§ TASK REQUIREMENTS:
Leave out the pictures, and write out exactly the lines from the beginning of the material to the line holding "ax = fig.add_axes([0.1167, 0.1426, 0.8413, 0.8247])", that line included, and nothing else.

[START OF PROVIDED DATA]

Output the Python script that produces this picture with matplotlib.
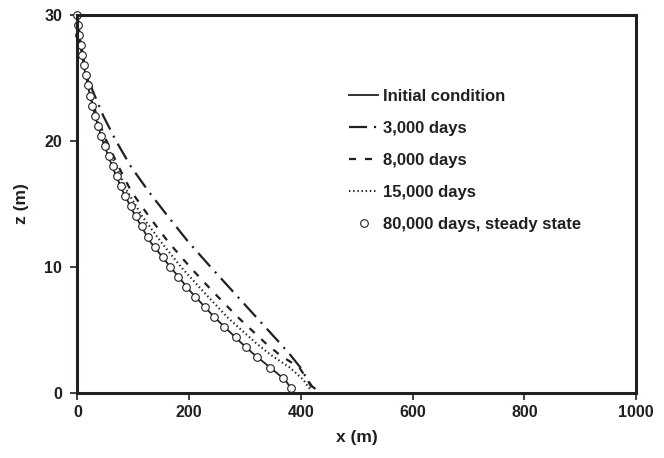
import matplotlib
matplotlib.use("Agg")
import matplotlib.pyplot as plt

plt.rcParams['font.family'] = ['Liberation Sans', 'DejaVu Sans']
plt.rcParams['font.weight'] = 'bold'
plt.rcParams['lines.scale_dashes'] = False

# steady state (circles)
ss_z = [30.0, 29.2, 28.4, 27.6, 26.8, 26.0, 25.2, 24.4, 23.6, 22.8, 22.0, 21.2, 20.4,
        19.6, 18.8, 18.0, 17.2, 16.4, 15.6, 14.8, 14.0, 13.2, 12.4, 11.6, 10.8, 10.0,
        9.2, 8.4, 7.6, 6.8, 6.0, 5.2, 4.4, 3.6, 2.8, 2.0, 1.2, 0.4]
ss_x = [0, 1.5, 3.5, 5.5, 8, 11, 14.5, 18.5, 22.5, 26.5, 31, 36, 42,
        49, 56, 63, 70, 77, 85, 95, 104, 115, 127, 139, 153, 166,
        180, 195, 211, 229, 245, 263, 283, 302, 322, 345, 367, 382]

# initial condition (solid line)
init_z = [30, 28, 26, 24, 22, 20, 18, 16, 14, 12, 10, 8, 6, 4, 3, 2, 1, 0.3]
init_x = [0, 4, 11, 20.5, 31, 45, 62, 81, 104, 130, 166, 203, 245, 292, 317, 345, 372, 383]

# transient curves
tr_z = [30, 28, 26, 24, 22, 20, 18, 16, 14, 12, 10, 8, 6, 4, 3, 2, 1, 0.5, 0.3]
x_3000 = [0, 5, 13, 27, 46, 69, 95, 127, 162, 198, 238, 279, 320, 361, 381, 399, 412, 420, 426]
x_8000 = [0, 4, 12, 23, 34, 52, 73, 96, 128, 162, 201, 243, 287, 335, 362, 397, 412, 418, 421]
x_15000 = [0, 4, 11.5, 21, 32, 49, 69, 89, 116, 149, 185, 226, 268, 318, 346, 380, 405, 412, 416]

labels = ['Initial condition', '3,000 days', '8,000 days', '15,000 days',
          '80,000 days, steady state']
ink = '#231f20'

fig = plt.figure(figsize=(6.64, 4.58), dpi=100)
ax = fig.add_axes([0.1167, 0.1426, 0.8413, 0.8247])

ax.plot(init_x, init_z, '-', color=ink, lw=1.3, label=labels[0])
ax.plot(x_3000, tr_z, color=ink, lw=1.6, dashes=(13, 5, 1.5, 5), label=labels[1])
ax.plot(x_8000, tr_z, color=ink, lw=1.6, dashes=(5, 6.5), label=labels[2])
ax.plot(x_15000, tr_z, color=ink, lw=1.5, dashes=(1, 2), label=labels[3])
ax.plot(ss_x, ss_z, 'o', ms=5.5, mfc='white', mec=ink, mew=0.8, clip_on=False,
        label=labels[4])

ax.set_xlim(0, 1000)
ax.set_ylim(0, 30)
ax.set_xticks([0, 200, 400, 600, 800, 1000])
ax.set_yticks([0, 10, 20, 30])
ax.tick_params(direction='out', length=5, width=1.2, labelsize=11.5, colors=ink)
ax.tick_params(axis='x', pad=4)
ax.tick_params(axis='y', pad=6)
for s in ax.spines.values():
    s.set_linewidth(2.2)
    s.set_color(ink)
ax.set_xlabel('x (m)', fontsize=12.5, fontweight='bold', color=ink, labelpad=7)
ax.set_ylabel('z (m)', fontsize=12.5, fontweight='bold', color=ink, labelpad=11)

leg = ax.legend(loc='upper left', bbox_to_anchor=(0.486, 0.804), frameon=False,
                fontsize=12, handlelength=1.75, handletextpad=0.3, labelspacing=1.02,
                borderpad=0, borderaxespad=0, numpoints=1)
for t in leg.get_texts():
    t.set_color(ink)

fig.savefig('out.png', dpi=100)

[END OF PROVIDED DATA]

§ SOLUTION TO THE PROBLEM:
Output the Python script that produces this picture with matplotlib.
import matplotlib
matplotlib.use("Agg")
import matplotlib.pyplot as plt

plt.rcParams['font.family'] = ['Liberation Sans', 'DejaVu Sans']
plt.rcParams['font.weight'] = 'bold'
plt.rcParams['lines.scale_dashes'] = False

# steady state (circles)
ss_z = [30.0, 29.2, 28.4, 27.6, 26.8, 26.0, 25.2, 24.4, 23.6, 22.8, 22.0, 21.2, 20.4,
        19.6, 18.8, 18.0, 17.2, 16.4, 15.6, 14.8, 14.0, 13.2, 12.4, 11.6, 10.8, 10.0,
        9.2, 8.4, 7.6, 6.8, 6.0, 5.2, 4.4, 3.6, 2.8, 2.0, 1.2, 0.4]
ss_x = [0, 1.5, 3.5, 5.5, 8, 11, 14.5, 18.5, 22.5, 26.5, 31, 36, 42,
        49, 56, 63, 70, 77, 85, 95, 104, 115, 127, 139, 153, 166,
        180, 195, 211, 229, 245, 263, 283, 302, 322, 345, 367, 382]

# initial condition (solid line)
init_z = [30, 28, 26, 24, 22, 20, 18, 16, 14, 12, 10, 8, 6, 4, 3, 2, 1, 0.3]
init_x = [0, 4, 11, 20.5, 31, 45, 62, 81, 104, 130, 166, 203, 245, 292, 317, 345, 372, 383]

# transient curves
tr_z = [30, 28, 26, 24, 22, 20, 18, 16, 14, 12, 10, 8, 6, 4, 3, 2, 1, 0.5, 0.3]
x_3000 = [0, 5, 13, 27, 46, 69, 95, 127, 162, 198, 238, 279, 320, 361, 381, 399, 412, 420, 426]
x_8000 = [0, 4, 12, 23, 34, 52, 73, 96, 128, 162, 201, 243, 287, 335, 362, 397, 412, 418, 421]
x_15000 = [0, 4, 11.5, 21, 32, 49, 69, 89, 116, 149, 185, 226, 268, 318, 346, 380, 405, 412, 416]

labels = ['Initial condition', '3,000 days', '8,000 days', '15,000 days',
          '80,000 days, steady state']
ink = '#231f20'

fig = plt.figure(figsize=(6.64, 4.58), dpi=100)
ax = fig.add_axes([0.1167, 0.1426, 0.8413, 0.8247])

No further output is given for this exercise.